- PROBLEM
Repeat every line below exactly as it reads.

- DATA BLOCK
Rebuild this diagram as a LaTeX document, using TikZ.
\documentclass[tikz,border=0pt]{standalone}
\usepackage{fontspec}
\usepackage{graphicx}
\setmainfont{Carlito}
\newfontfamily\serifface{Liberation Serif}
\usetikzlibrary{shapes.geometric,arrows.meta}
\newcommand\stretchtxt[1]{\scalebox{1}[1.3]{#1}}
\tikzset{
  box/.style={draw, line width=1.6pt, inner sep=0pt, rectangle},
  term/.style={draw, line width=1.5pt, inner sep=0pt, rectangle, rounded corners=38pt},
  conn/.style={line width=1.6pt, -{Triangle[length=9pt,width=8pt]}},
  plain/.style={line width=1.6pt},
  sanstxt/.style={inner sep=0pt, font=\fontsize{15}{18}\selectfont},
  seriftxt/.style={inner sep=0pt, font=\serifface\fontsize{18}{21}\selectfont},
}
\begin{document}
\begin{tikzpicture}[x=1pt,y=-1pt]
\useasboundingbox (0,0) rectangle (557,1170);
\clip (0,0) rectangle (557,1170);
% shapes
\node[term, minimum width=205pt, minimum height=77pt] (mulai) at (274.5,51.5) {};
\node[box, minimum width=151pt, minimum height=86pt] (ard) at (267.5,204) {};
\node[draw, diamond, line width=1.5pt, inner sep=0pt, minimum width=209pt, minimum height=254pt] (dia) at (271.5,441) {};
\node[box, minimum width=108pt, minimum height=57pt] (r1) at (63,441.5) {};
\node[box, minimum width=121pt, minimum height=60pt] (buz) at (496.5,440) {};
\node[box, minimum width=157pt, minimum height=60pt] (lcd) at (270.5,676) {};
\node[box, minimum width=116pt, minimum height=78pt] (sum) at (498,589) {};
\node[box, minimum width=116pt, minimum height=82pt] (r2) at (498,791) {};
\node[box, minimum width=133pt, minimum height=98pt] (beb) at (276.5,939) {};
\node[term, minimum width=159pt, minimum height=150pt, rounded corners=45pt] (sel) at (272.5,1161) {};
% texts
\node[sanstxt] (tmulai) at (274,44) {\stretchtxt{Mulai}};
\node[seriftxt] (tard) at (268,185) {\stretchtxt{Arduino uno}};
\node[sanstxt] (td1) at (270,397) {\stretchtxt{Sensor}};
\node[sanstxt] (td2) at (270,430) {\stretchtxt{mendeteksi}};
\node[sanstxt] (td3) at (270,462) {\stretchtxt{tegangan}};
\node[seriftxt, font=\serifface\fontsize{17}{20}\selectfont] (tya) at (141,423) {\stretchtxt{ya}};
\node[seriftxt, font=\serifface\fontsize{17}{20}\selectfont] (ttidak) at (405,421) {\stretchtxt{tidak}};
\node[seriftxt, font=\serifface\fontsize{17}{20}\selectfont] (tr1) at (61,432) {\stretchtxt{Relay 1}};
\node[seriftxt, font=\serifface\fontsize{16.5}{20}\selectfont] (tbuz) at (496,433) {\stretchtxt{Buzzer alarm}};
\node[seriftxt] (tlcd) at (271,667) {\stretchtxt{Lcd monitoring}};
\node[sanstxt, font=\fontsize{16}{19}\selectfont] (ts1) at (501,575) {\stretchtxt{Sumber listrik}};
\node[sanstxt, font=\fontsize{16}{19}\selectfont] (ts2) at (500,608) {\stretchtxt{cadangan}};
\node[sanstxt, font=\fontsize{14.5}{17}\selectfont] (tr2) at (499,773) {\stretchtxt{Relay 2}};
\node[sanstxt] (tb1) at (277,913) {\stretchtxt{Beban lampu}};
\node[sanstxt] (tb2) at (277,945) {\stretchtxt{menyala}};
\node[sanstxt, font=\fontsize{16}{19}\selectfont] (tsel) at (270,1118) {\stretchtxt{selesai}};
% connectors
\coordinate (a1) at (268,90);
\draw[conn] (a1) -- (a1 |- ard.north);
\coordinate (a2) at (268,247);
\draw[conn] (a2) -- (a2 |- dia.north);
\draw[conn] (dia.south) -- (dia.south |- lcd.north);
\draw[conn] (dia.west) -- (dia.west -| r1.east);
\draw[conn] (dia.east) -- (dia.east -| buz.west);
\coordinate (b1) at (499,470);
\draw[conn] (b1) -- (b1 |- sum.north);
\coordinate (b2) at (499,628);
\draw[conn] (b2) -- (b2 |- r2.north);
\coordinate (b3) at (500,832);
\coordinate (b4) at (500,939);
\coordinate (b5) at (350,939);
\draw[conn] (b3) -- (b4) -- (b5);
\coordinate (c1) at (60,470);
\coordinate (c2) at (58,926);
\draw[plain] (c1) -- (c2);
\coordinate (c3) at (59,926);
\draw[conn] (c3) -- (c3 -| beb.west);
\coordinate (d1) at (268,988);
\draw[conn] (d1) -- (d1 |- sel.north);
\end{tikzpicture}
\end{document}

- EXERCISE OUTPUT
Rebuild this diagram as a LaTeX document, using TikZ.
\documentclass[tikz,border=0pt]{standalone}
\usepackage{fontspec}
\usepackage{graphicx}
\setmainfont{Carlito}
\newfontfamily\serifface{Liberation Serif}
\usetikzlibrary{shapes.geometric,arrows.meta}
\newcommand\stretchtxt[1]{\scalebox{1}[1.3]{#1}}
\tikzset{
  box/.style={draw, line width=1.6pt, inner sep=0pt, rectangle},
  term/.style={draw, line width=1.5pt, inner sep=0pt, rectangle, rounded corners=38pt},
  conn/.style={line width=1.6pt, -{Triangle[length=9pt,width=8pt]}},
  plain/.style={line width=1.6pt},
  sanstxt/.style={inner sep=0pt, font=\fontsize{15}{18}\selectfont},
  seriftxt/.style={inner sep=0pt, font=\serifface\fontsize{18}{21}\selectfont},
}
\begin{document}
\begin{tikzpicture}[x=1pt,y=-1pt]
\useasboundingbox (0,0) rectangle (557,1170);
\clip (0,0) rectangle (557,1170);
% shapes
\node[term, minimum width=205pt, minimum height=77pt] (mulai) at (274.5,51.5) {};
\node[box, minimum width=151pt, minimum height=86pt] (ard) at (267.5,204) {};
\node[draw, diamond, line width=1.5pt, inner sep=0pt, minimum width=209pt, minimum height=254pt] (dia) at (271.5,441) {};
\node[box, minimum width=108pt, minimum height=57pt] (r1) at (63,441.5) {};
\node[box, minimum width=121pt, minimum height=60pt] (buz) at (496.5,440) {};
\node[box, minimum width=157pt, minimum height=60pt] (lcd) at (270.5,676) {};
\node[box, minimum width=116pt, minimum height=78pt] (sum) at (498,589) {};
\node[box, minimum width=116pt, minimum height=82pt] (r2) at (498,791) {};
\node[box, minimum width=133pt, minimum height=98pt] (beb) at (276.5,939) {};
\node[term, minimum width=159pt, minimum height=150pt, rounded corners=45pt] (sel) at (272.5,1161) {};
% texts
\node[sanstxt] (tmulai) at (274,44) {\stretchtxt{Mulai}};
\node[seriftxt] (tard) at (268,185) {\stretchtxt{Arduino uno}};
\node[sanstxt] (td1) at (270,397) {\stretchtxt{Sensor}};
\node[sanstxt] (td2) at (270,430) {\stretchtxt{mendeteksi}};
\node[sanstxt] (td3) at (270,462) {\stretchtxt{tegangan}};
\node[seriftxt, font=\serifface\fontsize{17}{20}\selectfont] (tya) at (141,423) {\stretchtxt{ya}};
\node[seriftxt, font=\serifface\fontsize{17}{20}\selectfont] (ttidak) at (405,421) {\stretchtxt{tidak}};
\node[seriftxt, font=\serifface\fontsize{17}{20}\selectfont] (tr1) at (61,432) {\stretchtxt{Relay 1}};
\node[seriftxt, font=\serifface\fontsize{16.5}{20}\selectfont] (tbuz) at (496,433) {\stretchtxt{Buzzer alarm}};
\node[seriftxt] (tlcd) at (271,667) {\stretchtxt{Lcd monitoring}};
\node[sanstxt, font=\fontsize{16}{19}\selectfont] (ts1) at (501,575) {\stretchtxt{Sumber listrik}};
\node[sanstxt, font=\fontsize{16}{19}\selectfont] (ts2) at (500,608) {\stretchtxt{cadangan}};
\node[sanstxt, font=\fontsize{14.5}{17}\selectfont] (tr2) at (499,773) {\stretchtxt{Relay 2}};
\node[sanstxt] (tb1) at (277,913) {\stretchtxt{Beban lampu}};
\node[sanstxt] (tb2) at (277,945) {\stretchtxt{menyala}};
\node[sanstxt, font=\fontsize{16}{19}\selectfont] (tsel) at (270,1118) {\stretchtxt{selesai}};
% connectors
\coordinate (a1) at (268,90);
\draw[conn] (a1) -- (a1 |- ard.north);
\coordinate (a2) at (268,247);
\draw[conn] (a2) -- (a2 |- dia.north);
\draw[conn] (dia.south) -- (dia.south |- lcd.north);
\draw[conn] (dia.west) -- (dia.west -| r1.east);
\draw[conn] (dia.east) -- (dia.east -| buz.west);
\coordinate (b1) at (499,470);
\draw[conn] (b1) -- (b1 |- sum.north);
\coordinate (b2) at (499,628);
\draw[conn] (b2) -- (b2 |- r2.north);
\coordinate (b3) at (500,832);
\coordinate (b4) at (500,939);
\coordinate (b5) at (350,939);
\draw[conn] (b3) -- (b4) -- (b5);
\coordinate (c1) at (60,470);
\coordinate (c2) at (58,926);
\draw[plain] (c1) -- (c2);
\coordinate (c3) at (59,926);
\draw[conn] (c3) -- (c3 -| beb.west);
\coordinate (d1) at (268,988);
\draw[conn] (d1) -- (d1 |- sel.north);
\end{tikzpicture}
\end{document}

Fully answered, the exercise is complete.